Jeffrey Kennedy Image Jeffrey Kennedy Editor, Daily and Monthly Futures Junctures

Jeffrey Kennedy of Elliott Wave Junctures discusses the major mistakes that often keep new traders from becoming profitable.

If you've been trading for a long time, you no doubt have felt like a monstrous, invisible hand sometimes reaches into your trading account and takes out money. It doesn't seem to matter how many books you buy, how many seminars you attend, or how many hours you spend analyzing price charts, you just can't seem to prevent that invisible hand from depleting your trading account funds.

That brings us to the question, "Why do traders lose?" Or maybe we should ask, "How do you stop the invisible hand?"

Whether you are a seasoned professional or just thinking about opening your first trading account, the ability to stop the hand is proportional to how well you understand and overcome the five "fatal flaws" of trading.

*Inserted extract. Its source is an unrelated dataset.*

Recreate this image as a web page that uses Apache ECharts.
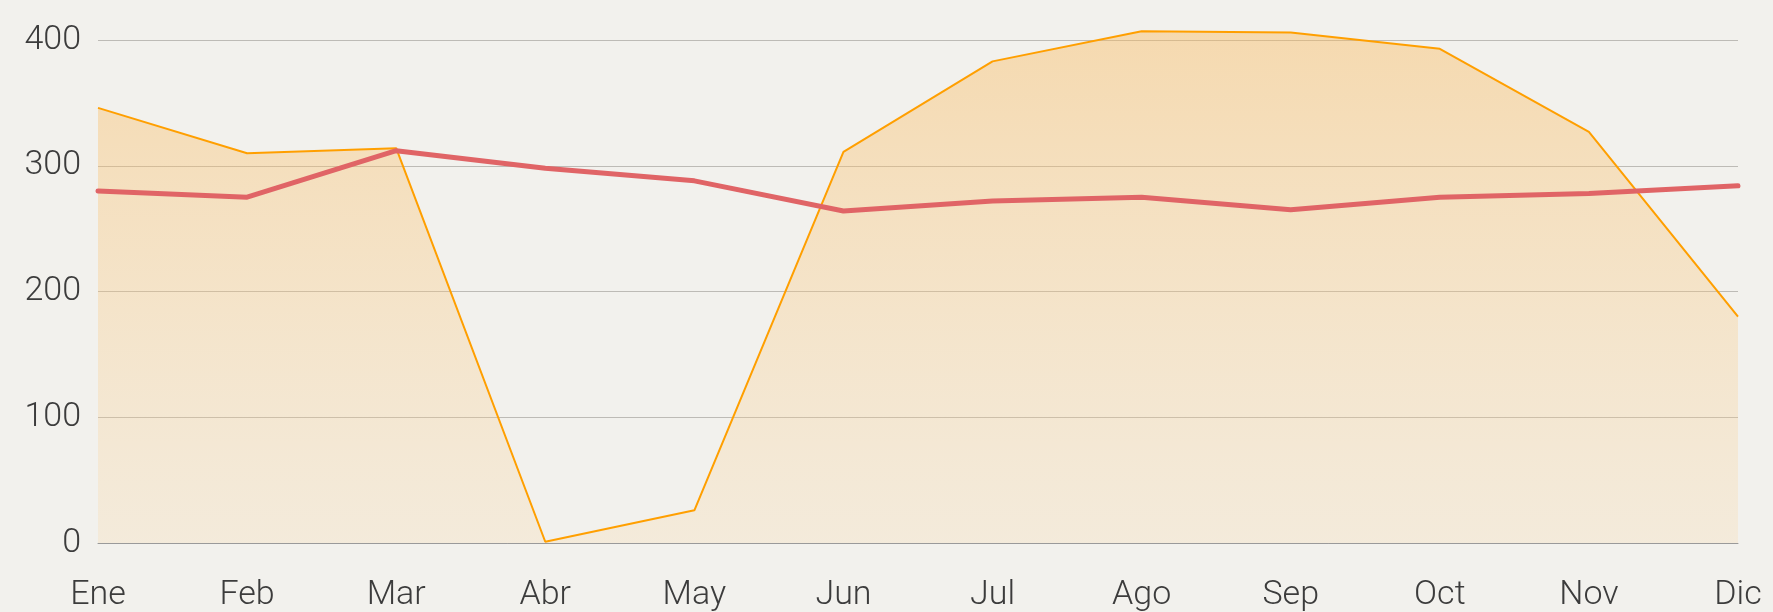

Each fatal flaw represents a finger on the invisible hand that wreaks havoc with your trading account.

Fatal Flaw 1: Lack of Methodology
If you aim to be a consistently successful trader, then you must have a defined trading methodology, which is simply a clear and concise way of looking at markets. Guessing or going by gut instinct won't work over the long run.

If you don't have a defined trading methodology, then you don't have a way to know what constitutes a buy or sell signal. Moreover, you can't even consistently identify the trend correctly.

How to overcome this fatal flaw? Write down your methodology. Define in writing what your analytical tools are, and, more importantly, how you use them.

It doesn't matter whether you use the Wave Principle, point and figure charts, Stochastics, RSI, or a combination of all of the above.